DRL offers a data-driven alternative that can cope with uncertainty, rich interactions, and partial observability by learning policies directly from interaction. MARL with CTDE further supports cooperative behaviors such as collision avoidance, transit passage selection, and task-aware routing. Nevertheless, standard DRL brings its own challenges: sample inefficiency and unstable updates, safety during exploration, and limited generalization across scenes without careful replay, risk handling, and inductive biases. These limitations motivate hybrid solutions that combine reliable priors with adaptive learning to achieve both safety and efficiency in dynamic marine environments.
To address high–risk decision contexts, distributional RL models the full return distribution rather than only its expectation [15]. This enables policies that explicitly reason about variability and tail events, supporting risk-aware decision making and improved safety. Tail measures such as CVaR can be used to modulate risk sensitivity online, complementing safe RL by reducing catastrophic outcomes while preserving performance. In marine navigation, distributional RL is therefore a natural fit: it captures flow and interaction uncertainty, allows principled risk calibration, and provides a basis for reliable autonomous operation under partial observability [16].
Lin et al. [5,17] introduced an Adaptive Implicit Quantile Network (Adaptive IQN) for decentralized multi-agent surface navigation. By learning return quantiles, the method optimized a risk-aware policy that improved robustness without centralized coordination. The work provided an important step in bringing distributional RL to aquatic multi-agent systems and empirically demonstrated the potential for safer, more stable behavior. At the same time, challenges remained in sample efficiency, stability under dense traffic, and scalability to highly cluttered scenes—gaps that motivate the enhancements proposed in this paper.
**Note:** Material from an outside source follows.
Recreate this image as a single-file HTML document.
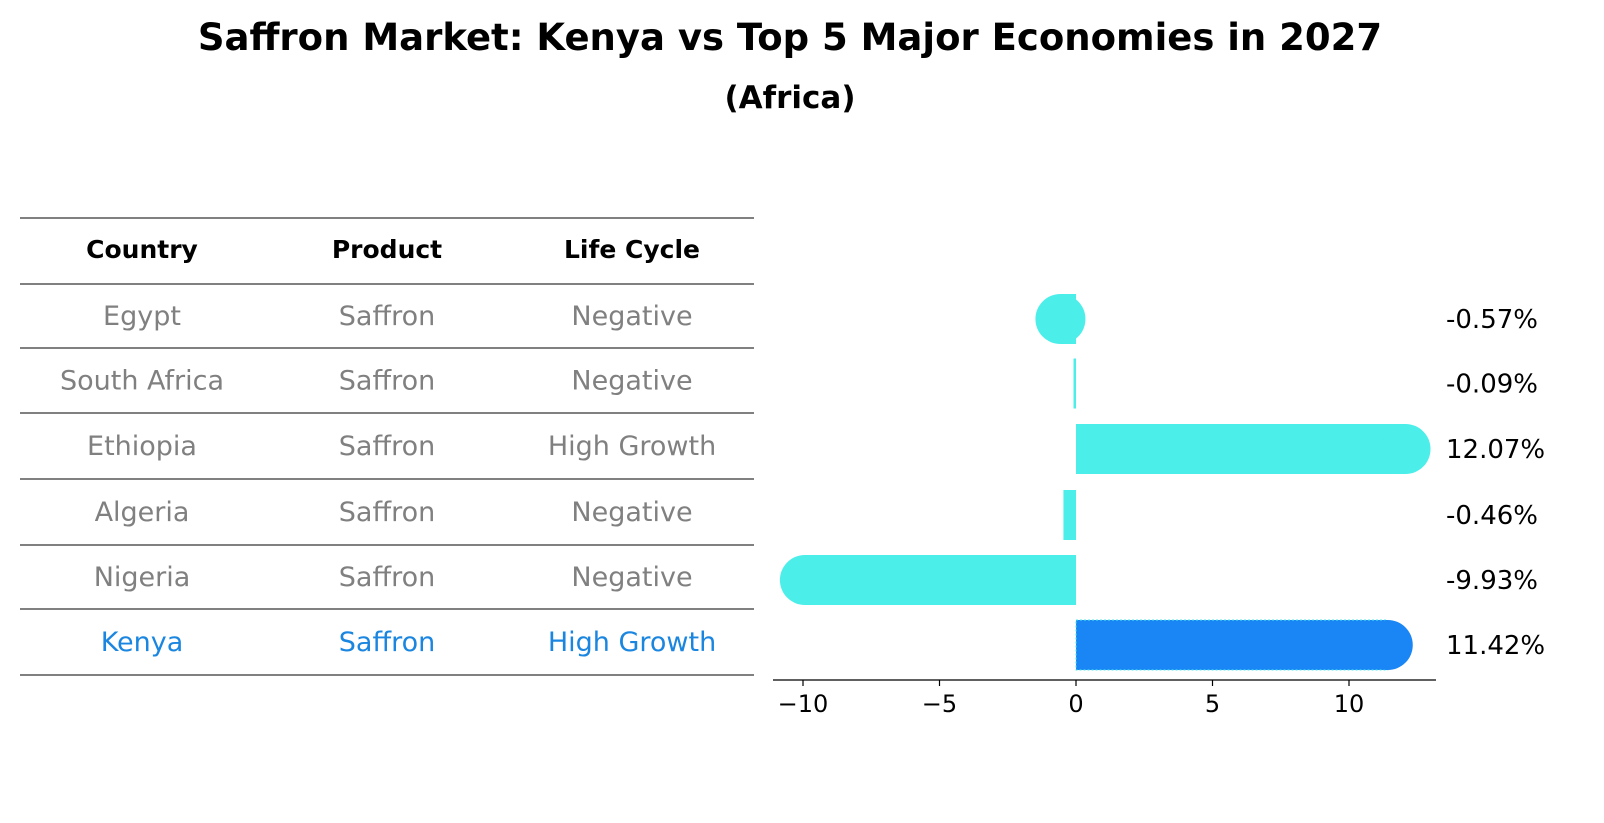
<!DOCTYPE html>
<html><head><meta charset="utf-8"><style>
body{margin:0;background:#fff;font-family:"Liberation Sans","DejaVu Sans",sans-serif;}
#wrap{position:relative;width:1604px;height:823px;overflow:hidden}
</style></head><body>
<div id="wrap">
<svg id="svg" width="1604" height="823" font-family="'DejaVu Sans','Liberation Sans',sans-serif">
<text x="790" y="50" text-anchor="middle" font-size="37" font-weight="bold">Saffron Market: Kenya vs Top 5 Major Economies in 2027</text>
<text x="790" y="108" text-anchor="middle" font-size="31" font-weight="bold">(Africa)</text>
<g id="table"></g>
<g id="bars"></g>
</svg>
</div>
<script>
const countries=["Egypt","South Africa","Ethiopia","Algeria","Nigeria","Kenya"];
const products=["Saffron","Saffron","Saffron","Saffron","Saffron","Saffron"];
const lifeCycle=["Negative","Negative","High Growth","Negative","Negative","High Growth"];
const values=[-0.57,-0.09,12.07,-0.46,-9.93,11.42];
const valueLabels=["-0.57%","-0.09%","12.07%","-0.46%","-9.93%","11.42%"];
const xTicks=[-10,-5,0,5,10];
const tickLabels=["\u221210","\u22125","0","5","10"];

const NS="http://www.w3.org/2000/svg";
function mk(tag,attrs,parent,txt){const e=document.createElementNS(NS,tag);for(const k in attrs)e.setAttribute(k,attrs[k]);if(txt!==undefined)e.textContent=txt;parent.appendChild(e);return e;}
const tbl=document.getElementById('table');
const bars=document.getElementById('bars');
const lineYs=[218,284,348,413,479,545,609,675];
const colX=[142,387,632];
lineYs.forEach((y,i)=>{const l=mk('line',{x1:20,x2:754,y1:y,y2:y,stroke:'#000','stroke-width':1},tbl);

});
["Country","Product","Life Cycle"].forEach((h,i)=>{const t=mk('text',{x:colX[i],y:258,'text-anchor':'middle','font-size':25,'font-weight':'bold'},tbl,h);

});
countries.forEach((c,r)=>{const y=(lineYs[r+1]+lineYs[r+2])/2+9;const col=r===countries.length-1?'#1a86e0':'#808080';
[c,products[r],lifeCycle[r]].forEach((v,i)=>{const t=mk('text',{x:colX[i],y:y,'text-anchor':'middle','font-size':27,fill:col},tbl,v);

});});

const x0=1076,ppu=27.3;
const xs=v=>x0+v*ppu;
const rowY=r=>(lineYs[r+1]+lineYs[r+2])/2+3;
const h=50,rad=25;
values.forEach((v,r)=>{const cy=rowY(r);const last=r===values.length-1;const fill=last?'#1a86f5':'#4beee9';
const a=Math.min(xs(0),xs(v)),b=Math.max(xs(0),xs(v));
const rc=mk('rect',{x:a,y:cy-h/2,width:Math.max(b-a,1.5),height:h,fill:fill},bars);


if(last){rc.setAttribute('stroke','#4beee9');rc.setAttribute('stroke-dasharray','2,2');}
if(Math.abs(v)>0.5){const ci=mk('circle',{cx:xs(v),cy:cy,r:rad,fill:fill},bars);

}
const t=mk('text',{x:1446,y:cy+9,'font-size':26},bars,valueLabels[r]);

});
const ax=mk('line',{x1:773,x2:1436,y1:680,y2:680,stroke:'#000','stroke-width':1.3},bars);


xTicks.forEach((tv,i)=>{const tk=mk('line',{x1:xs(tv),x2:xs(tv),y1:680,y2:686,stroke:'#000','stroke-width':1.2},bars);


const t=mk('text',{x:xs(tv),y:712,'text-anchor':'middle','font-size':24},bars,tickLabels[i]);

});
</script>
</body></html>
1.3. Method and Contributions

Decentralized navigation for surface sensing agent networks is challenging due to partial observability, nonstationary flow, and tightly coupled multi-agent interactions. We build on distributional RL—specifically, Adaptive IQN—and introduce a replay mechanism that emphasizes informative experience. The core idea is to couple learning with a reliable expert that provides safe guidance in cluttered scenes: an A* global router delivers waypoints, while RVO performs local, dynamic collision avoidance. The hybrid expert generates high-quality demonstrations that are blended with on-policy data through an EMA-smoothed prioritized replay (EMA-PER), enabling Adaptive IQN to learn risk-aware policies more efficiently and stably.
  • Main contributions.
    • We propose an EMA-smoothed prioritized replay scheme that moves priority toward the exponential moving average of TD errors. This reduces sampling noise, preserves diversity, and focuses updates on transitions with high learning value. EMA-PER is integrated directly into Adaptive IQN.
    • We develop a mixed expert that combines A* global routing with RVO local avoidance to produce safe, feasible demonstrations. A* plans waypoints under a grid map, and RVO resolves short-horizon interactions with other surface sensing agents, yielding trajectories that respect collision constraints.
    • We extend EMA-PER to jointly schedule sampling from expert demonstrations and self-generated experience. By gradually discounting early expert bias while preserving informative expert segments, MEA-PER accelerates early learning and improves final robustness.
    • We deliver a complete training and execution pipeline that fuses the above components with Adaptive IQN’s risk-sensitive evaluation, producing policies that maintain safety and efficiency across increasing agent counts and environmental complexity.
The approach exploits complementary strengths: classical planning (A*, RVO) contributes feasibility and safety priors, while distributional RL adapts to uncertain, time-varying flows. By guiding learning toward reliable and informative transitions (EMA-PER/MEA-PER), the framework reduces unsafe exploration, improves sample efficiency, and yields higher-quality policies than either RL-only or planner-only baselines.

3. Methodology

3.1. System Overview

We study a group of N surface sensing agents operating in a 2D operational workspace to perform route planning and navigation. Agent i starts from p start i and aims to reach p goal i . Control is decentralized: each agent selects actions using only local observations. No fixed structure is needed; agents travel independently toward their goals. The environment includes background currents and obstacles, with geological features modeled as static obstacles and other agents acting as dynamic obstacles.

3.2. Kinematic Model

For tractability, each agent is modeled as a point with pose ( x , y , θ ) , where ( x , y ) are global Cartesian coordinates and θ is the heading. The agent velocity is decomposed into an ambient current and self-generated motion:
d X ( t ) d t = V cur X ( t ) + V ctrl ( t ) .
Here V cur is the Eulerian current field evaluated at the agent location and V ctrl is the commanded translational velocity produced by the navigation policy and steering constraints.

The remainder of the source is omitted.